Teoria da Inspiração

Toda vez que me determino a escrever com disciplina me bate um cansaço intransigente que me obriga a adiar. Fico pensando em todos os escritores capazes de escrever textos completos, bem amarrados e inteligentes que parecem estar prontos em pouco tempo.

Nada disso acontece comigo. Escrever é a única coisa que me traz prazer e senso de realização, mas admito que todo meu ser boicota minha decisão de autocontrole e urgência. Fico pensando em tudo o que me inspirou em algum ponto da vida e que, de alguma forma sombria, ainda não foi esgotado em verso. Aí é terrível porque quero falar tudo, criar histórias incríveis, inventar palavras e poemas, mas a TV ligada acaba por me vencer.

É sempre assim. Fico de pé diante da minha modesta biblioteca adaptada no quarto de dormir tentando relembrar o conteúdo dos livros. Existe um que me deprime e excita porque é simplesmente genial. Me deprime porque penso que meu texto é medíocre quando comparado ao dele e me excita por conta da genialidade incontestável da obra. Estou falando de Dom Quixote de La Mancha e de Cervantes.

Sou uma brasileira completamente apaixonada por minha herança latina. As cores intensas exageradas pelo excesso de sol quente me fascinam. Dom Quixote e Sancho despertam em mim uma vontade agoniante de sair de férias pelo deserto. Eu e minha imaginação insana montada em algum pobre cavalo a explorar um terreno árido qualquer. É contagiante.

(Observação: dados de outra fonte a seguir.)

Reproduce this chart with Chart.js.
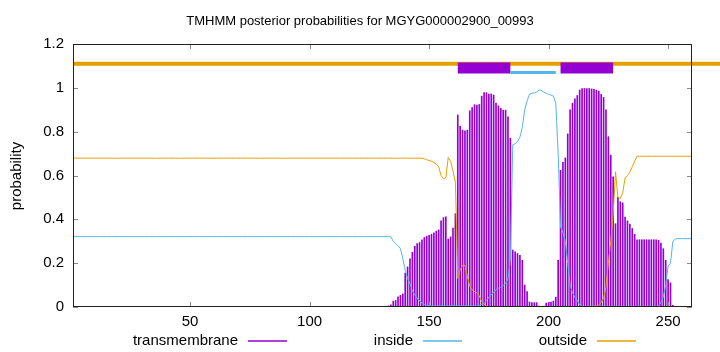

Já no limite da angústia levanto e vou passear na locadora de DVD atrás da minha casa. Acabo assistindo aos mesmos filmes de sempre como a vida da pintora Frida Kahlo contada pela belíssima Salma Hayek. Não preciso nem dizer que isso me inspira imensamente. E lá está ela, Frida, mal amada, traída, cheia de dores pelo corpo, com os movimentos limitados e criando belamente. E cá estou eu, com o corpo inteiro, saúde perfeita, amores complicados (mas quem não os tem?), e uma preguiça vergonhosa de fazer mais por mim mesma.

É enervante. Mas como estou motivada a voltar a escrever, revejo todos os filmes de Pedro Almodovar, a divindade suprema do universo artístico. Ai meu deus, será que algum dia seremos amigos? Já imaginou? Almodovar e eu passeando juntos por La Mancha e falando bem da vida? Isso é sinal que minha capacidade de devaneios está retornando, o que é essencial para o exercício da escrita.

Depois de assistir a todos os filmes que amo, compreendo que está na hora de colocar mãos à obra literária. Não à de Cervantes, mas à minha mesma. Uma pessoa torna-se escritor porque assim o determina. Escreve, escreve, escreve e diz: Pois bem, sou escritor. Mas até este ato Napoleônico de auto coroação exige esforços. E alguém diz: -Então é escritor? E escreve o quê?

E é só para responder a esta singela pergunta que nos empenhamos novamente e colocamos para fora todas as contradições que carregamos por dentro de forma ilimitada e cambaleante.